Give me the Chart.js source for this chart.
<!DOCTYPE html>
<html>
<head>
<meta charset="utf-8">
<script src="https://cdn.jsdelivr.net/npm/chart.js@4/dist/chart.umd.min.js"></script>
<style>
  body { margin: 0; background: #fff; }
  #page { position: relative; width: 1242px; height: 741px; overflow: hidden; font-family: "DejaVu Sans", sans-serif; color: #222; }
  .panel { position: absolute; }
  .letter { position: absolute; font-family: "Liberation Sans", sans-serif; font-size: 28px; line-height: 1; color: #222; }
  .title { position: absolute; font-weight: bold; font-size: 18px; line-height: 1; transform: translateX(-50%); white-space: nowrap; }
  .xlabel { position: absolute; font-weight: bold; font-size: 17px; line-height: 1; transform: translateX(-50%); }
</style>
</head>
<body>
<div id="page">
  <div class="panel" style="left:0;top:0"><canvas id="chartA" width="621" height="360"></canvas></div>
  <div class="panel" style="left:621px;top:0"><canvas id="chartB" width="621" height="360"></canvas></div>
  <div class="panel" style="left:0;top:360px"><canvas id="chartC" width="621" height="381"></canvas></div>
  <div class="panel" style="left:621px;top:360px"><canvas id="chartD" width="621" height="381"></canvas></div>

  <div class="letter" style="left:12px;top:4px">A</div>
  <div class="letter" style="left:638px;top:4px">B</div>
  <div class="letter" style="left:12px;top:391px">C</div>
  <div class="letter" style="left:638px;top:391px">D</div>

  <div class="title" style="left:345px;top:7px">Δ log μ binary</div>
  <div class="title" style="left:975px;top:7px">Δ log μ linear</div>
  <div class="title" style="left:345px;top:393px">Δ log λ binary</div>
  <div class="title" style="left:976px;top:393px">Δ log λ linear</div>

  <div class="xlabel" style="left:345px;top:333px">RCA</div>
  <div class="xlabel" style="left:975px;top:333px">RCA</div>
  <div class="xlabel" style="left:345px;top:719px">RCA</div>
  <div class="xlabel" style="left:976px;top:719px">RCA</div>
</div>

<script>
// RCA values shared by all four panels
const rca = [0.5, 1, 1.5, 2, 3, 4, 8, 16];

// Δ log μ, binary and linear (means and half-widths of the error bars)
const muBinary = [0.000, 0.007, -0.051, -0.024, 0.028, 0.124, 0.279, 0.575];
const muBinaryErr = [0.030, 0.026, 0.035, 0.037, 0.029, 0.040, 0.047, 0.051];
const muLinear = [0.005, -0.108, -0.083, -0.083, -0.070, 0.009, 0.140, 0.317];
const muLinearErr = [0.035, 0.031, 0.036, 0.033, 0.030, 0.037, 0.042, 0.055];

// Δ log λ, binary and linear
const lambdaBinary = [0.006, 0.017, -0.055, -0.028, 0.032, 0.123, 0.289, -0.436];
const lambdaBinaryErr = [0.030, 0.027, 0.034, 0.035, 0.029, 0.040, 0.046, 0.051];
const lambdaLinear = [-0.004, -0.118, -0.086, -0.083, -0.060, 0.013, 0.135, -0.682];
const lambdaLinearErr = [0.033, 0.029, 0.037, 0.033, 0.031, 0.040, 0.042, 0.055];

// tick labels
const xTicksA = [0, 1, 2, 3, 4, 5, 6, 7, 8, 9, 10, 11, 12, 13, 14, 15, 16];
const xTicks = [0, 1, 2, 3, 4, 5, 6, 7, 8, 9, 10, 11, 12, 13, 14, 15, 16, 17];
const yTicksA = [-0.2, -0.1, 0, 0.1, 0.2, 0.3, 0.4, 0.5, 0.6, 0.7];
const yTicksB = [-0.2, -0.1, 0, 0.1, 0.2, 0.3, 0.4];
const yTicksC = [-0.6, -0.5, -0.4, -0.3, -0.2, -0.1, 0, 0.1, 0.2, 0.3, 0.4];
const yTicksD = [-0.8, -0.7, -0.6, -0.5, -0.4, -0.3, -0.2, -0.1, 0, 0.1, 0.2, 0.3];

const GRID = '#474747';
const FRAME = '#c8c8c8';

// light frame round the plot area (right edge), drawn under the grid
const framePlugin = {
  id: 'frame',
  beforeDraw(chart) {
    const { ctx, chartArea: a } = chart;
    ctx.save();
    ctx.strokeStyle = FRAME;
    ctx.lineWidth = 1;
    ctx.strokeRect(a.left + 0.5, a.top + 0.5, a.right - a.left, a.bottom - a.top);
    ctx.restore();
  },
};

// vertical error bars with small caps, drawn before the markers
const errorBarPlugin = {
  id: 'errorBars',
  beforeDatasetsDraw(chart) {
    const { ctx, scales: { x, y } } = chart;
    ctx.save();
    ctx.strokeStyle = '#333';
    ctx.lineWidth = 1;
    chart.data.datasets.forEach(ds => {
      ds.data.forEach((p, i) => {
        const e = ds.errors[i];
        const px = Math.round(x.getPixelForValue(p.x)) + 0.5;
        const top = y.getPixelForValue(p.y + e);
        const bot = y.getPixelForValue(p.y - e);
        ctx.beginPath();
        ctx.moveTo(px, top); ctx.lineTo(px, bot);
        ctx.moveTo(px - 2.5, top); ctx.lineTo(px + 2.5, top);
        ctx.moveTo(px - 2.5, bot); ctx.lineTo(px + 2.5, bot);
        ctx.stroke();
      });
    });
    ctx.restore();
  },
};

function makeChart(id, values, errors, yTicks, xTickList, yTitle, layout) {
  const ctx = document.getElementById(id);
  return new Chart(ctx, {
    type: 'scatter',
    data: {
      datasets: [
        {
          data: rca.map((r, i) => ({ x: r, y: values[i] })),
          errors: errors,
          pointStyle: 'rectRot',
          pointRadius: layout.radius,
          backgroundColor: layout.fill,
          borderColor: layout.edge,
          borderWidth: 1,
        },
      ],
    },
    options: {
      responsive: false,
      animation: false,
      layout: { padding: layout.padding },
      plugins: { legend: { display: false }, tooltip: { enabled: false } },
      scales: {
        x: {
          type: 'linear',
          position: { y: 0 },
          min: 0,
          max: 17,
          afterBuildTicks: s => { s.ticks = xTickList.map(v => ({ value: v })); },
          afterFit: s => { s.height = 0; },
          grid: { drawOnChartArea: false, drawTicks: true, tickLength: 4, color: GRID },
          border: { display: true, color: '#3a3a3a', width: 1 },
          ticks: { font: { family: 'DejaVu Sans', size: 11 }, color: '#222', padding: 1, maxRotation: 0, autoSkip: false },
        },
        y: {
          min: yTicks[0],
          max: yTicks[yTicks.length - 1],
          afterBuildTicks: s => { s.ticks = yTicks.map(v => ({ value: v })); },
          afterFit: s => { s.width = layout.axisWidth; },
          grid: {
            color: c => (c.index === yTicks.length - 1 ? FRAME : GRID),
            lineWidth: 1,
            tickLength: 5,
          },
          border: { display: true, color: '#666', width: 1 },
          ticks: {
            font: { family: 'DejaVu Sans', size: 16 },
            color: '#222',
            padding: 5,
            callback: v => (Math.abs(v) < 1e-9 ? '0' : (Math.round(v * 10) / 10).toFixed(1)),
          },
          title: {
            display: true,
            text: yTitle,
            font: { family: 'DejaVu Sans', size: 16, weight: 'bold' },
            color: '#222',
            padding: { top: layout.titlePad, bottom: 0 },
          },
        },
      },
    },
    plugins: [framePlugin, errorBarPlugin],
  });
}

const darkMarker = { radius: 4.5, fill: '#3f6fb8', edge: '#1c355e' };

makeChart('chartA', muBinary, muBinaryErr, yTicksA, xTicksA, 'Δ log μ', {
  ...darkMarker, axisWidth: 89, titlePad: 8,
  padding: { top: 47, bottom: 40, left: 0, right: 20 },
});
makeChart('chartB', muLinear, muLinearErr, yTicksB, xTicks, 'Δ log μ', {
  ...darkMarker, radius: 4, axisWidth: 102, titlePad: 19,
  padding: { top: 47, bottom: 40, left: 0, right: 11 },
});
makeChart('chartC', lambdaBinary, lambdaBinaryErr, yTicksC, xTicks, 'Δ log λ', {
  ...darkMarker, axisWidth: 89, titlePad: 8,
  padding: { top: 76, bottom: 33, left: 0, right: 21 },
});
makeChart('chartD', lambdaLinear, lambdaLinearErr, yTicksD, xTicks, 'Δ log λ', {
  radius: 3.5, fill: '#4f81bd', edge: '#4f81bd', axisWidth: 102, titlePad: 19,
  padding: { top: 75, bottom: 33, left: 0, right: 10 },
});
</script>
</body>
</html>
******************************
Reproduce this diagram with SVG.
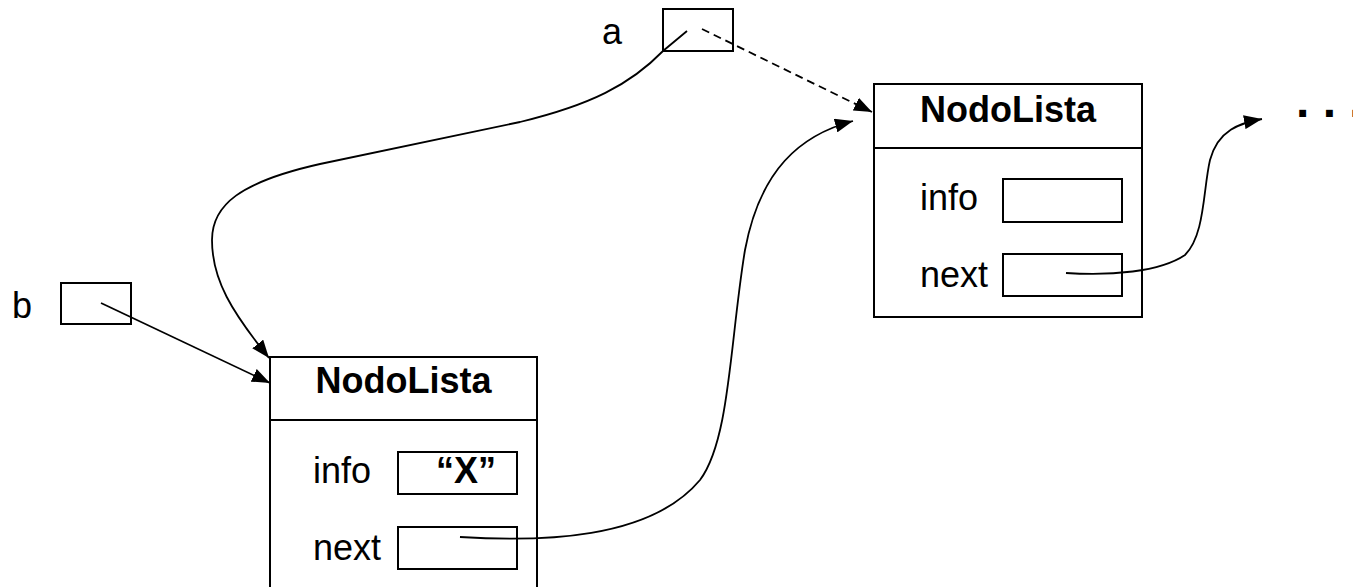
******************************
Identify every line above that includes the word "this", and show those lines.

Give me the Chart.js source for this chart.
Reproduce this diagram with SVG.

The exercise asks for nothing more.